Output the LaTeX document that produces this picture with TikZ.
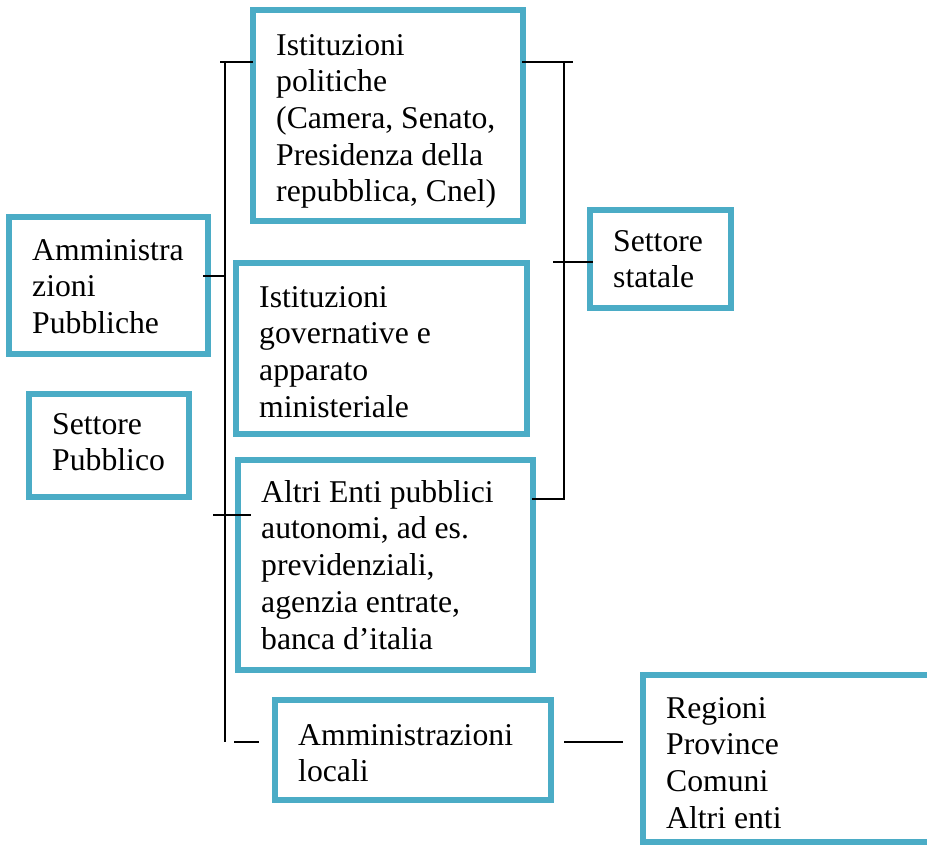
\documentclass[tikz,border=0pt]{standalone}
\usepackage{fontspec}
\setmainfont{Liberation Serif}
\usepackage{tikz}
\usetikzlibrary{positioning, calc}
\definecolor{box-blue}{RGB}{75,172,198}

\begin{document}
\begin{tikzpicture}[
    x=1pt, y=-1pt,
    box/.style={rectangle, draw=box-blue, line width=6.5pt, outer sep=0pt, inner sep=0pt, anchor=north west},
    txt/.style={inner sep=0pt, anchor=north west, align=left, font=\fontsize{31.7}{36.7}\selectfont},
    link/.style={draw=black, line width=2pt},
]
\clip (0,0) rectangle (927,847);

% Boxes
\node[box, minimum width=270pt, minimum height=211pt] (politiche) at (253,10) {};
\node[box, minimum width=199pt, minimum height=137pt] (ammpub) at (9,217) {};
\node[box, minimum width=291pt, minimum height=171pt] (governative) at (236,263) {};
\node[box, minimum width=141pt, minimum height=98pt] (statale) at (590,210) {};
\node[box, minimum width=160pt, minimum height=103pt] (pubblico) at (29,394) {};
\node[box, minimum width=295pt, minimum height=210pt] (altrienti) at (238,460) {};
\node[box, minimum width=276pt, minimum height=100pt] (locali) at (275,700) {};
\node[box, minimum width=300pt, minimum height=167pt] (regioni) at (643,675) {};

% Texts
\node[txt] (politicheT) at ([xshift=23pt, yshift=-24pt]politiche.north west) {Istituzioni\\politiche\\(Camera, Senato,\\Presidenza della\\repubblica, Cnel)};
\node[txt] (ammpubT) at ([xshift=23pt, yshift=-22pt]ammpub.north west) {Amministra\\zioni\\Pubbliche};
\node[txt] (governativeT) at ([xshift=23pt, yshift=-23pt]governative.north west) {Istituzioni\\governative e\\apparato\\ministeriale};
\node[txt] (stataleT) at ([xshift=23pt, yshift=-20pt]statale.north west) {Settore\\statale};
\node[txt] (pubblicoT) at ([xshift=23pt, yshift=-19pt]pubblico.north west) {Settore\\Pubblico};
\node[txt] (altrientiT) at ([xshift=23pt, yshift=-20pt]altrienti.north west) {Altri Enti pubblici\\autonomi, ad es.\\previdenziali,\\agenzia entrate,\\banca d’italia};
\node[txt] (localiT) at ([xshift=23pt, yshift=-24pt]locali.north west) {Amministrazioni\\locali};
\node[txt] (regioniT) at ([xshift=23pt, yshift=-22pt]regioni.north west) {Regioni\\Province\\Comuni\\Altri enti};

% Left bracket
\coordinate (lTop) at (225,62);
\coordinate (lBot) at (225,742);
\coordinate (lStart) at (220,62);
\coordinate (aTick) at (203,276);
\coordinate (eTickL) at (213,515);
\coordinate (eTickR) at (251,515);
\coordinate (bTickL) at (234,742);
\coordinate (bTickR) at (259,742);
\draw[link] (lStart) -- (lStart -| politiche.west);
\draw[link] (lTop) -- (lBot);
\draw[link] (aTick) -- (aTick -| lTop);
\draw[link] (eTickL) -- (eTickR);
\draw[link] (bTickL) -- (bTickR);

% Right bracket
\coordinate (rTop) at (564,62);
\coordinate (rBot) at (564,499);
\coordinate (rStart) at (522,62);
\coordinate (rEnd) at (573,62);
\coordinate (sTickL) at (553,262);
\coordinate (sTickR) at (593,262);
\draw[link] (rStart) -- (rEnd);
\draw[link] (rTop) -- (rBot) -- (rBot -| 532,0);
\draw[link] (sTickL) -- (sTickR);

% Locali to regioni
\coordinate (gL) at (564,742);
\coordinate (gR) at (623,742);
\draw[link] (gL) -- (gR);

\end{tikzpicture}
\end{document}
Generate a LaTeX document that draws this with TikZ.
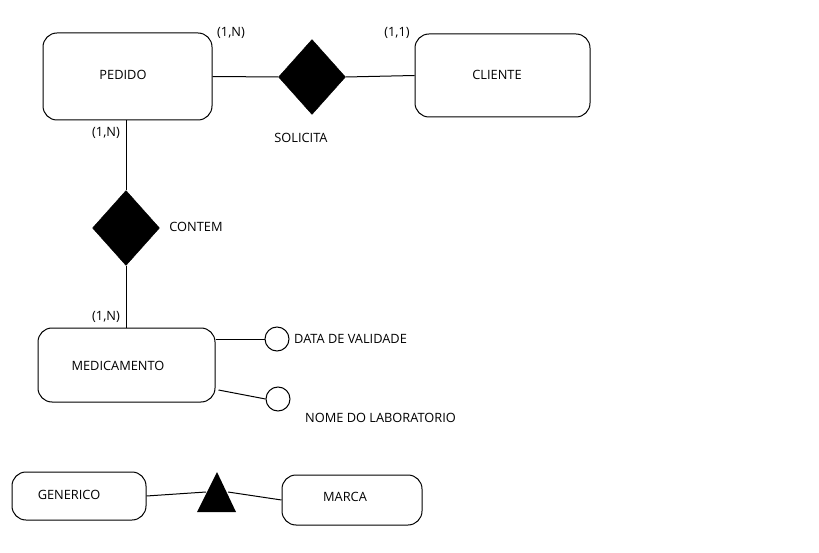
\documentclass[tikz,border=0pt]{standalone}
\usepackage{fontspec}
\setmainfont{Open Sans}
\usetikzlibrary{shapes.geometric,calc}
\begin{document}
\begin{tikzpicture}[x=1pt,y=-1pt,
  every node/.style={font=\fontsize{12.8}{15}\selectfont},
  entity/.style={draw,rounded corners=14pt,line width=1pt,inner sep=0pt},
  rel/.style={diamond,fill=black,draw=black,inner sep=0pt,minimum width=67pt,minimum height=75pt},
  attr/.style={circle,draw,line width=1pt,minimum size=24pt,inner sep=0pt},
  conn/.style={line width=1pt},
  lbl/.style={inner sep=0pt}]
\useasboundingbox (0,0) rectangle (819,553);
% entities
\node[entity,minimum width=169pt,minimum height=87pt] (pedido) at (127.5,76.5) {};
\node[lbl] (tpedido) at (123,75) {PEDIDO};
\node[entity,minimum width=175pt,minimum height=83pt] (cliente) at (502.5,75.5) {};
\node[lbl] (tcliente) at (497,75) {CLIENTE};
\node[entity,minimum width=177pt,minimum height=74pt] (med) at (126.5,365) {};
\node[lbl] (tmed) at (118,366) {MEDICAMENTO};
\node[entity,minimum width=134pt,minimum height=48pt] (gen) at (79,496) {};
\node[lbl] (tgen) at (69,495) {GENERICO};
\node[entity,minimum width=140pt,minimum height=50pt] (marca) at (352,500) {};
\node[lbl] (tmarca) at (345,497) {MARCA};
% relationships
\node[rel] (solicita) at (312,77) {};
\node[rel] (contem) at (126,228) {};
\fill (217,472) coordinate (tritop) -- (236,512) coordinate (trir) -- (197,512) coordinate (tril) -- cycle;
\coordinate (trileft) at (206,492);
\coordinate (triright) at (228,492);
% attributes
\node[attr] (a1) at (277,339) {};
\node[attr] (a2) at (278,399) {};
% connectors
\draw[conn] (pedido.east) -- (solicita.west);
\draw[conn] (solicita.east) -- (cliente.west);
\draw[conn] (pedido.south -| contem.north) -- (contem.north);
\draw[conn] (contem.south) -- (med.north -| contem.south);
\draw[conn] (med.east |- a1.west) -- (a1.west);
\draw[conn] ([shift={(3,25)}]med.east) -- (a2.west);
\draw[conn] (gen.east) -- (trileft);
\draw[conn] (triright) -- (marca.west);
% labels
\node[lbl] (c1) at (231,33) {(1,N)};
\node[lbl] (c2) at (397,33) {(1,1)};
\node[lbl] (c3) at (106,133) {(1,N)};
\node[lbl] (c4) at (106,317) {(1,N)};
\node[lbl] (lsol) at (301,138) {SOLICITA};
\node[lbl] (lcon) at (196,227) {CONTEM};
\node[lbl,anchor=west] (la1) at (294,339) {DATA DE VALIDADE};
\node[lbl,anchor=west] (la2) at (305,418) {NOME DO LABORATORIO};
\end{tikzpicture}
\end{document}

-- -- --

» Stated goal
Output all of the data exactly as it stands, minus any images.

» Response
Output the LaTeX document that produces this picture with TikZ.
\documentclass[tikz,border=0pt]{standalone}
\usepackage{fontspec}
\setmainfont{Liberation Serif}
\usepackage{tikz}
\usetikzlibrary{positioning, calc}
\definecolor{box-blue}{RGB}{75,172,198}

\begin{document}
\begin{tikzpicture}[
    x=1pt, y=-1pt,
    box/.style={rectangle, draw=box-blue, line width=6.5pt, outer sep=0pt, inner sep=0pt, anchor=north west},
    txt/.style={inner sep=0pt, anchor=north west, align=left, font=\fontsize{31.7}{36.7}\selectfont},
    link/.style={draw=black, line width=2pt},
]
\clip (0,0) rectangle (927,847);

% Boxes
\node[box, minimum width=270pt, minimum height=211pt] (politiche) at (253,10) {};
\node[box, minimum width=199pt, minimum height=137pt] (ammpub) at (9,217) {};
\node[box, minimum width=291pt, minimum height=171pt] (governative) at (236,263) {};
\node[box, minimum width=141pt, minimum height=98pt] (statale) at (590,210) {};
\node[box, minimum width=160pt, minimum height=103pt] (pubblico) at (29,394) {};
\node[box, minimum width=295pt, minimum height=210pt] (altrienti) at (238,460) {};
\node[box, minimum width=276pt, minimum height=100pt] (locali) at (275,700) {};
\node[box, minimum width=300pt, minimum height=167pt] (regioni) at (643,675) {};

% Texts
\node[txt] (politicheT) at ([xshift=23pt, yshift=-24pt]politiche.north west) {Istituzioni\\politiche\\(Camera, Senato,\\Presidenza della\\repubblica, Cnel)};
\node[txt] (ammpubT) at ([xshift=23pt, yshift=-22pt]ammpub.north west) {Amministra\\zioni\\Pubbliche};
\node[txt] (governativeT) at ([xshift=23pt, yshift=-23pt]governative.north west) {Istituzioni\\governative e\\apparato\\ministeriale};
\node[txt] (stataleT) at ([xshift=23pt, yshift=-20pt]statale.north west) {Settore\\statale};
\node[txt] (pubblicoT) at ([xshift=23pt, yshift=-19pt]pubblico.north west) {Settore\\Pubblico};
\node[txt] (altrientiT) at ([xshift=23pt, yshift=-20pt]altrienti.north west) {Altri Enti pubblici\\autonomi, ad es.\\previdenziali,\\agenzia entrate,\\banca d’italia};
\node[txt] (localiT) at ([xshift=23pt, yshift=-24pt]locali.north west) {Amministrazioni\\locali};
\node[txt] (regioniT) at ([xshift=23pt, yshift=-22pt]regioni.north west) {Regioni\\Province\\Comuni\\Altri enti};

% Left bracket
\coordinate (lTop) at (225,62);
\coordinate (lBot) at (225,742);
\coordinate (lStart) at (220,62);
\coordinate (aTick) at (203,276);
\coordinate (eTickL) at (213,515);
\coordinate (eTickR) at (251,515);
\coordinate (bTickL) at (234,742);
\coordinate (bTickR) at (259,742);
\draw[link] (lStart) -- (lStart -| politiche.west);
\draw[link] (lTop) -- (lBot);
\draw[link] (aTick) -- (aTick -| lTop);
\draw[link] (eTickL) -- (eTickR);
\draw[link] (bTickL) -- (bTickR);

% Right bracket
\coordinate (rTop) at (564,62);
\coordinate (rBot) at (564,499);
\coordinate (rStart) at (522,62);
\coordinate (rEnd) at (573,62);
\coordinate (sTickL) at (553,262);
\coordinate (sTickR) at (593,262);
\draw[link] (rStart) -- (rEnd);
\draw[link] (rTop) -- (rBot) -- (rBot -| 532,0);
\draw[link] (sTickL) -- (sTickR);

% Locali to regioni
\coordinate (gL) at (564,742);
\coordinate (gR) at (623,742);
\draw[link] (gL) -- (gR);

\end{tikzpicture}
\end{document}
Generate a LaTeX document that draws this with TikZ.
\documentclass[tikz,border=0pt]{standalone}
\usepackage{fontspec}
\setmainfont{Open Sans}
\usetikzlibrary{shapes.geometric,calc}
\begin{document}
\begin{tikzpicture}[x=1pt,y=-1pt,
  every node/.style={font=\fontsize{12.8}{15}\selectfont},
  entity/.style={draw,rounded corners=14pt,line width=1pt,inner sep=0pt},
  rel/.style={diamond,fill=black,draw=black,inner sep=0pt,minimum width=67pt,minimum height=75pt},
  attr/.style={circle,draw,line width=1pt,minimum size=24pt,inner sep=0pt},
  conn/.style={line width=1pt},
  lbl/.style={inner sep=0pt}]
\useasboundingbox (0,0) rectangle (819,553);
% entities
\node[entity,minimum width=169pt,minimum height=87pt] (pedido) at (127.5,76.5) {};
\node[lbl] (tpedido) at (123,75) {PEDIDO};
\node[entity,minimum width=175pt,minimum height=83pt] (cliente) at (502.5,75.5) {};
\node[lbl] (tcliente) at (497,75) {CLIENTE};
\node[entity,minimum width=177pt,minimum height=74pt] (med) at (126.5,365) {};
\node[lbl] (tmed) at (118,366) {MEDICAMENTO};
\node[entity,minimum width=134pt,minimum height=48pt] (gen) at (79,496) {};
\node[lbl] (tgen) at (69,495) {GENERICO};
\node[entity,minimum width=140pt,minimum height=50pt] (marca) at (352,500) {};
\node[lbl] (tmarca) at (345,497) {MARCA};
% relationships
\node[rel] (solicita) at (312,77) {};
\node[rel] (contem) at (126,228) {};
\fill (217,472) coordinate (tritop) -- (236,512) coordinate (trir) -- (197,512) coordinate (tril) -- cycle;
\coordinate (trileft) at (206,492);
\coordinate (triright) at (228,492);
% attributes
\node[attr] (a1) at (277,339) {};
\node[attr] (a2) at (278,399) {};
% connectors
\draw[conn] (pedido.east) -- (solicita.west);
\draw[conn] (solicita.east) -- (cliente.west);
\draw[conn] (pedido.south -| contem.north) -- (contem.north);
\draw[conn] (contem.south) -- (med.north -| contem.south);
\draw[conn] (med.east |- a1.west) -- (a1.west);
\draw[conn] ([shift={(3,25)}]med.east) -- (a2.west);
\draw[conn] (gen.east) -- (trileft);
\draw[conn] (triright) -- (marca.west);
% labels
\node[lbl] (c1) at (231,33) {(1,N)};
\node[lbl] (c2) at (397,33) {(1,1)};
\node[lbl] (c3) at (106,133) {(1,N)};
\node[lbl] (c4) at (106,317) {(1,N)};
\node[lbl] (lsol) at (301,138) {SOLICITA};
\node[lbl] (lcon) at (196,227) {CONTEM};
\node[lbl,anchor=west] (la1) at (294,339) {DATA DE VALIDADE};
\node[lbl,anchor=west] (la2) at (305,418) {NOME DO LABORATORIO};
\end{tikzpicture}
\end{document}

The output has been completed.